We found out that it is AA causing the issue - they ran the following scrip and got the same error in SQL
I think I found the culprit SQL…
I ran a new trace with more events and columns, and was looking at the error occurrence at 14:02:34.
This has the same SPID as the errors we were looking at, and is the only other one that has a value other than null or 0 in the error column.
Also take note of the duration (in milliseconds)… about 9.7 minutes.
It’s a batch, with a monster SQL statement following a couple of statements to detect changes and then two more statements to drop the resulting temp tables.
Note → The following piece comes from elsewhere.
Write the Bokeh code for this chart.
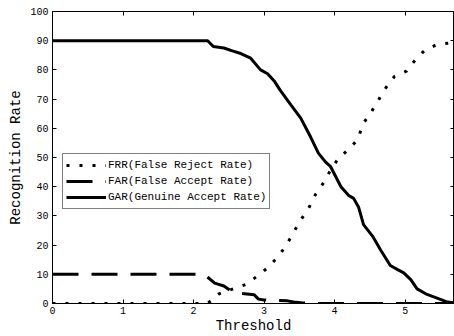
from bokeh.plotting import figure
from bokeh.models import LinearAxis, Legend, LegendItem, FixedTicker, Range1d, CustomJSTickFormatter
from bokeh.embed import file_html
from bokeh.resources import INLINE

# ---- data ----
gar_x = [0, 2.2, 2.28, 2.43, 2.55, 2.67, 2.81, 2.95, 3.05, 3.15, 3.23, 3.38, 3.52, 3.66,
         3.77, 3.87, 3.94, 4.09, 4.2, 4.27, 4.34, 4.41, 4.54, 4.65, 4.79, 4.9, 4.98,
         5.08, 5.17, 5.31, 5.5, 5.6, 5.69]
gar_y = [90, 90, 88, 87.5, 86.5, 85.6, 84, 80, 78.7, 76, 73, 68, 63.5, 57,
         51.5, 48.5, 47, 40, 37, 36, 33, 27, 23, 18.4, 13, 11.5, 10.5,
         8.2, 5, 3.1, 1.4, 0.5, 0.3]

frr_x = [0, 2.2, 2.36, 2.74, 2.9, 3.05, 3.2, 3.32, 3.42, 3.53, 3.64, 3.73, 3.85, 3.95,
         4.06, 4.2, 4.33, 4.4, 4.52, 4.63, 4.73, 4.85, 5.02, 5.14, 5.27, 5.45, 5.68]
frr_y = [0, 0, 3.3, 6.5, 9.3, 12.2, 16.1, 20.1, 24.5, 28.9, 33, 37.4, 41.6, 46,
         49.9, 52.8, 56.2, 61.4, 65.6, 70, 74, 77.8, 79.6, 83.3, 86.5, 88.7, 89.3]

far_x = [0, 2.15, 2.2, 2.3, 2.43, 2.52, 2.67, 2.86, 2.92, 3.0, 3.1, 3.33, 3.42, 3.55, 3.7, 5.7]
far_y = [10, 10, 9, 7, 6, 4.5, 3.5, 3, 1.5, 1.2, 1.1, 0.9, 0.5, 0.2, 0, 0]

x_ticks = [0, 1, 2, 3, 4, 5]
y_ticks = [0, 10, 20, 30, 40, 50, 60, 70, 80, 90, 100]

labels = ["FRR(False Reject Rate)", "FAR(False Accept Rate)", "GAR(Genuine Accept Rate)"]

FONT = "Liberation Mono"

p = figure(width=454, height=336, output_backend="svg", toolbar_location=None,
           x_range=Range1d(0, 5.7), y_range=Range1d(0, 100),
           min_border_left=52, min_border_right=0, min_border_top=11, min_border_bottom=0)

p.xgrid.visible = False
p.ygrid.visible = False
p.outline_line_color = "black"
p.outline_line_width = 1
p.background_fill_color = "white"
p.border_fill_color = "white"

r_frr = p.line(frr_x, frr_y, line_color="black", line_width=3, line_dash="3 10")
r_far = p.line(far_x, far_y, line_color="black", line_width=3, line_dash="26 13")
r_gar = p.line(gar_x, gar_y, line_color="black", line_width=3)

def style_axis(ax, show_labels=True):
    ax.axis_line_color = "black"
    ax.major_tick_in = 4
    ax.major_tick_out = 0
    ax.minor_tick_line_color = None
    ax.major_tick_line_color = "black"
    if show_labels:
        ax.major_label_text_font = FONT
        ax.major_label_text_font_size = "10px"
        ax.major_label_text_color = "black"
    else:
        ax.formatter = CustomJSTickFormatter(code="return ''")
        ax.major_label_standoff = 0

xa = p.xaxis[0]
ya = p.yaxis[0]
xa.ticker = FixedTicker(ticks=x_ticks)
ya.ticker = FixedTicker(ticks=y_ticks)
style_axis(xa)
style_axis(ya)
xa.major_label_standoff = 3
ya.major_label_standoff = 4
xa.axis_label = "Threshold"
ya.axis_label = "Recognition Rate"
for ax in (xa, ya):
    ax.axis_label_text_font = FONT
    ax.axis_label_text_font_size = "14px"
    ax.axis_label_text_font_style = "normal"
    ax.axis_label_text_color = "black"
xa.axis_label_standoff = 1
ya.axis_label_standoff = 3

top = LinearAxis(ticker=FixedTicker(ticks=x_ticks))
right = LinearAxis(ticker=FixedTicker(ticks=y_ticks))
style_axis(top, False)
style_axis(right, False)
p.add_layout(top, "above")
p.add_layout(right, "right")

legend = Legend(items=[LegendItem(label=labels[0], renderers=[r_frr]),
                       LegendItem(label=labels[1], renderers=[r_far]),
                       LegendItem(label=labels[2], renderers=[r_gar])],
                location=(10, 94))
legend.label_text_font = FONT
legend.label_text_font_size = "11px"
legend.label_text_color = "black"
legend.glyph_width = 40
legend.glyph_height = 16
legend.label_height = 16
legend.label_standoff = 2
legend.spacing = 0
legend.padding = 3
legend.margin = 0
legend.border_line_color = "black"
legend.border_line_width = 1
legend.background_fill_alpha = 1
p.add_layout(legend, "center")

open("out.html", "w").write(file_html(p, INLINE))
select * into #A5_ChangeTemp from CHANGETABLE(CHANGES AAG00905, 6817) A5_CT where A5_CT.SYS_CHANGE_VERSION <= 17219 AND A5_CT.SYS_CHANGE_OPERATION != 'D'
select * into #A4_ChangeTemp from CHANGETABLE(CHANGES AAG00904, 6817) A4_CT where A4_CT.SYS_CHANGE_VERSION <= 17219 AND A4_CT.SYS_CHANGE_OPERATION != 'D'
Monster query here, that references those temp tables
drop table #A5_ChangeTemp drop table #A4_ChangeTemp
I changed the names of those temp tables and ran the first two manually, then edited the monster query to reference my temp tables, then ran it. It took almost 10 minutes and gave the same error. It has an order by and lots of joins, so I don’t doubt that it would be trying to create a worktable and running up against the SQL row length limit with how many columns are referenced in the query.
Also I was seeing hints in the configuration console that this service checks for tasks to work on every minute. We were seeing gaps of about 11 minutes between the errors. So I think it is trying this for 10 minutes and failing, then creating a new task to try again in a minute. So that seems to fit too.
It’s a complex query with multiple layers of sub queries so it would take some work to really pick it apart. But Keith and I were just looking through it briefly together and he has some thoughts on what it is up to and things we might try to see if we can make the error go away by reducing something.